Second, after running up quite a bill with different prompts and steering the variants, I am hopeful that this kind of generative art is on its way to be the new creative medium. With Midjourney, I have this intuition that I am witnessing the birth of the next TB-303, a crappy toy bass synth that redefined dance music. It is usually these simple toys that dramatically lower the threshold of entry for people to create new, interesting things – and serve as catalysts for the new wave of cool stuff that inspires generations to come.

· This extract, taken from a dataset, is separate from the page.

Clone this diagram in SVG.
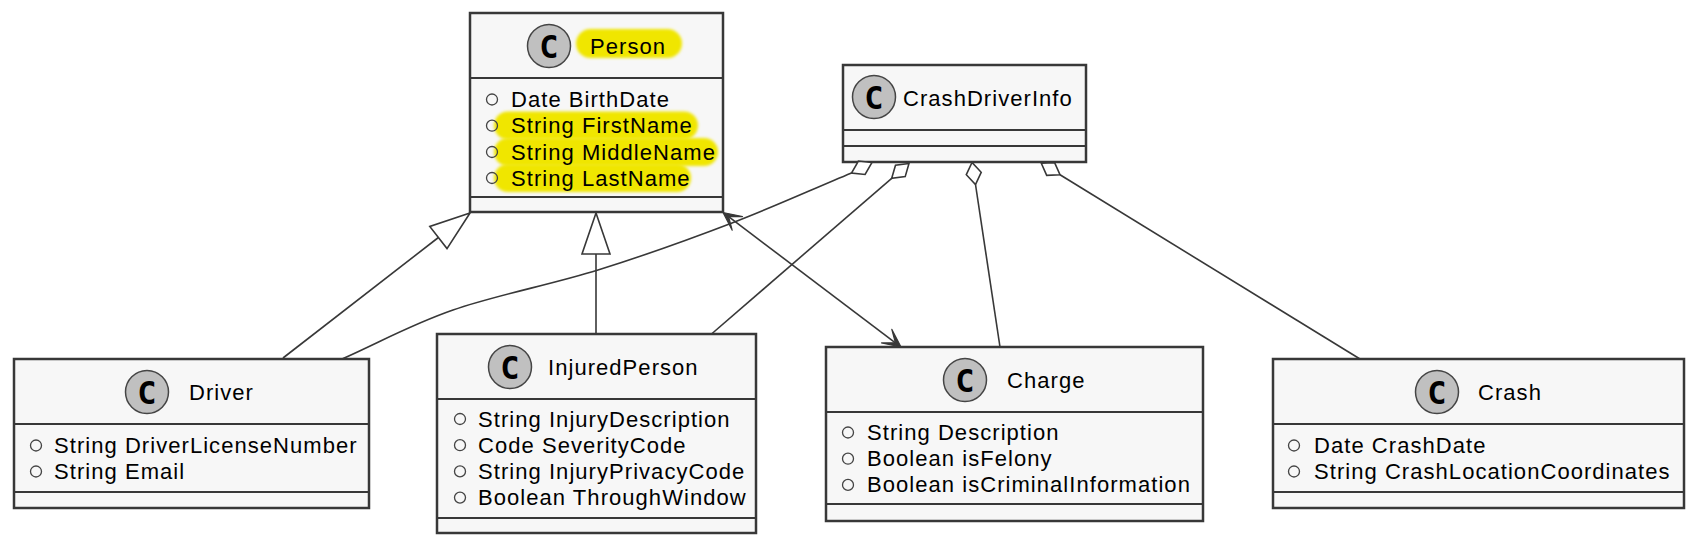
<svg xmlns="http://www.w3.org/2000/svg" width="1698" height="546" viewBox="0 0 1698 546">
<defs>
<style>
.box{fill:#F7F7F7;stroke:#383838;stroke-width:2.5}
.dv{stroke:#383838;stroke-width:2.2}
.ic{fill:#C0C0C0;stroke:#454545;stroke-width:1.5}
.icl{font-family:"DejaVu Sans Mono",monospace;font-weight:bold;font-size:32px;fill:#000;text-anchor:middle}
.t{font-family:"Liberation Sans",Arial,sans-serif;font-size:22px;letter-spacing:1.05px;fill:#000}
.m{fill:none;stroke:#444;stroke-width:1.3}
.hl{fill:#F0E600;filter:url(#soft)}
.ln{fill:none;stroke:#383838;stroke-width:1.6}
.hollow{fill:#FFFFFF;stroke:#383838;stroke-width:1.6}
.head{fill:#383838;stroke:#383838;stroke-width:1.2;stroke-linejoin:round}
</style>
<filter id="soft" x="-10%" y="-30%" width="120%" height="160%"><feGaussianBlur stdDeviation="1.8"/></filter>
</defs>
<rect width="1698" height="546" fill="#FFFFFF"/>

<g id="Person">
<rect class="box" x="470" y="13" width="253" height="199"/>
<line class="dv" x1="470" y1="78" x2="723" y2="78"/>
<line class="dv" x1="470" y1="197" x2="723" y2="197"/>
<circle class="ic" cx="549" cy="46" r="21.5"/>
<text class="icl" x="549" y="57.5">C</text>
<rect class="hl" x="576" y="29" width="106" height="29" rx="14.5"/>
<text class="t" x="590" y="54">Person</text>
<rect class="hl" x="494" y="111.5" width="204" height="28" rx="14"/>
<rect class="hl" x="494" y="138" width="224" height="28" rx="14"/>
<rect class="hl" x="494" y="164" width="197" height="28" rx="14"/>
<circle class="m" cx="492" cy="99.5" r="5.5"/>
<circle class="m" cx="492" cy="125.7" r="5.5"/>
<circle class="m" cx="492" cy="152" r="5.5"/>
<circle class="m" cx="492" cy="178" r="5.5"/>
<text class="t" x="511" y="107">Date BirthDate</text>
<text class="t" x="511" y="133.2">String FirstName</text>
<text class="t" x="511" y="159.5">String MiddleName</text>
<text class="t" x="511" y="185.5">String LastName</text>
</g>

<g id="CrashDriverInfo">
<rect class="box" x="843" y="65" width="243" height="97"/>
<line class="dv" x1="843" y1="130" x2="1086" y2="130"/>
<line class="dv" x1="843" y1="146" x2="1086" y2="146"/>
<circle class="ic" cx="874" cy="97" r="21.5"/>
<text class="icl" x="874" y="108.5">C</text>
<text class="t" x="903" y="106">CrashDriverInfo</text>
</g>

<g id="Driver">
<rect class="box" x="14" y="359" width="355" height="149"/>
<line class="dv" x1="14" y1="424" x2="369" y2="424"/>
<line class="dv" x1="14" y1="492" x2="369" y2="492"/>
<circle class="ic" cx="147" cy="392" r="21.5"/>
<text class="icl" x="147" y="403.5">C</text>
<text class="t" x="189" y="400">Driver</text>
<circle class="m" cx="36" cy="445.5" r="5.5"/>
<circle class="m" cx="36" cy="471.5" r="5.5"/>
<text class="t" x="54" y="453">String DriverLicenseNumber</text>
<text class="t" x="54" y="479">String Email</text>
</g>

<g id="InjuredPerson">
<rect class="box" x="437" y="334" width="319" height="199"/>
<line class="dv" x1="437" y1="399" x2="756" y2="399"/>
<line class="dv" x1="437" y1="518" x2="756" y2="518"/>
<circle class="ic" cx="510" cy="367" r="21.5"/>
<text class="icl" x="510" y="378.5">C</text>
<text class="t" x="548" y="375">InjuredPerson</text>
<circle class="m" cx="460" cy="419" r="5.5"/>
<circle class="m" cx="460" cy="445.2" r="5.5"/>
<circle class="m" cx="460" cy="471.4" r="5.5"/>
<circle class="m" cx="460" cy="497.6" r="5.5"/>
<text class="t" x="478" y="426.5">String InjuryDescription</text>
<text class="t" x="478" y="452.7">Code SeverityCode</text>
<text class="t" x="478" y="478.9">String InjuryPrivacyCode</text>
<text class="t" x="478" y="505.1">Boolean ThroughWindow</text>
</g>

<g id="Charge">
<rect class="box" x="826" y="347" width="377" height="174"/>
<line class="dv" x1="826" y1="412" x2="1203" y2="412"/>
<line class="dv" x1="826" y1="504" x2="1203" y2="504"/>
<circle class="ic" cx="965" cy="380" r="21.5"/>
<text class="icl" x="965" y="391.5">C</text>
<text class="t" x="1007" y="388">Charge</text>
<circle class="m" cx="848" cy="432.5" r="5.5"/>
<circle class="m" cx="848" cy="458.7" r="5.5"/>
<circle class="m" cx="848" cy="484.9" r="5.5"/>
<text class="t" x="867" y="440">String Description</text>
<text class="t" x="867" y="466.2">Boolean isFelony</text>
<text class="t" x="867" y="492.4">Boolean isCriminalInformation</text>
</g>

<g id="Crash">
<rect class="box" x="1273" y="359" width="411" height="149"/>
<line class="dv" x1="1273" y1="424" x2="1684" y2="424"/>
<line class="dv" x1="1273" y1="492" x2="1684" y2="492"/>
<circle class="ic" cx="1437" cy="392" r="21.5"/>
<text class="icl" x="1437" y="403.5">C</text>
<text class="t" x="1478" y="400">Crash</text>
<circle class="m" cx="1294" cy="445.5" r="5.5"/>
<circle class="m" cx="1294" cy="471.5" r="5.5"/>
<text class="t" x="1314" y="453">Date CrashDate</text>
<text class="t" x="1314" y="479">String CrashLocationCoordinates</text>
</g>

<g id="connectors">
<line class="ln" x1="283" y1="358" x2="438.4" y2="237.5"/>
<polygon class="hollow" points="470,213 447,248.6 429.8,226.4"/>
<line class="ln" x1="596" y1="334" x2="596" y2="254"/>
<polygon class="hollow" points="596,213 582,254 610,254"/>
<line class="ln" x1="728.6" y1="216.7" x2="895.4" y2="342.8"/>
<polygon class="head" points="723,212.5 732.2,230.1 728.6,216.7 742.5,216.6"/>
<polygon class="head" points="901,347 881.5,342.9 895.4,342.8 891.8,329.4"/>
<path class="ln" d="M342,359 C379,342.7 410.3,324.8 453,310 C495.7,295.2 551.5,284.5 598,270 C644.5,255.5 689.8,239.2 732,223 C774.2,206.8 811.3,189.7 851.5,173"/>
<polygon class="hollow" points="872,162.5 858.4,161.1 851.5,173 865.1,174.5"/>
<line class="ln" x1="891.7" y1="178.3" x2="711.5" y2="334"/>
<polygon class="hollow" points="909,163.5 895.5,165.2 891.7,178.3 905.2,176.6"/>
<line class="ln" x1="975.5" y1="184.5" x2="1000" y2="347"/>
<polygon class="hollow" points="972,162.5 966.3,174.7 975.5,184.5 981.2,172.3"/>
<line class="ln" x1="1060" y1="174.8" x2="1360" y2="359"/>
<polygon class="hollow" points="1041.3,163.2 1046.7,175.4 1060,174.8 1054.6,162.6"/>
</g>
</svg>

It is not a stretch to imagine that muzak and clipart will be generated using this method in the near future. “Want 5 hours of chill lobby jazz? Here it is.” It only takes a bit of squinting to see tools like Midjourney do a half-decent job here. What also seems likely is that in addition to prompt-tweaking and choosing four variants, there will be demand for more nuanced sculpting and crafting, guiding the generated art tooling. And once that becomes available, it is inevitable that new forms of art will emerge. I can’t help but be excited about the possibilities here.
To convey what I was seeing, here are some actual journeys to give you a sense of this tool. I asked Midjourney to imagine “What Dimitri Learned”. Initially – and somewhat in line with my expectations of its biases – Midjourney went straight into the Game of Thrones fanfiction territory:
Umm… Maybe save that one for when I decide to write a young adult novel? Imagine that, “What Dimitri Learned” is a fantasy novel about a forlorn young protagonist with a budding fire-starting superpower. Yeah. So I tweaked the prompt to be a bit more upbeat. Here’s the “What Dimitri Learned, optimistic” outcome:
Nice! But still, the 18th century Eastern Europe feel was not quite what I was looking for. After playing quite a bit, I ended up with this second-generation variant of “What Dimitri Learned, futuristic, optimistic”:
Alright, this I can get behind. A bit too techno-futuristic for my taste, but I’ll take it. To give you a sense of how this particular journey in the visual eigenspace progressed, here’s a handy chart:
The whole experience felt like a glimpse of something much bigger. There are definitely terrible downsides, and even thinking about them makes the hair on my neck rise. There are also possibilities for something beautiful. It is so uncanny how these two always come in pairs.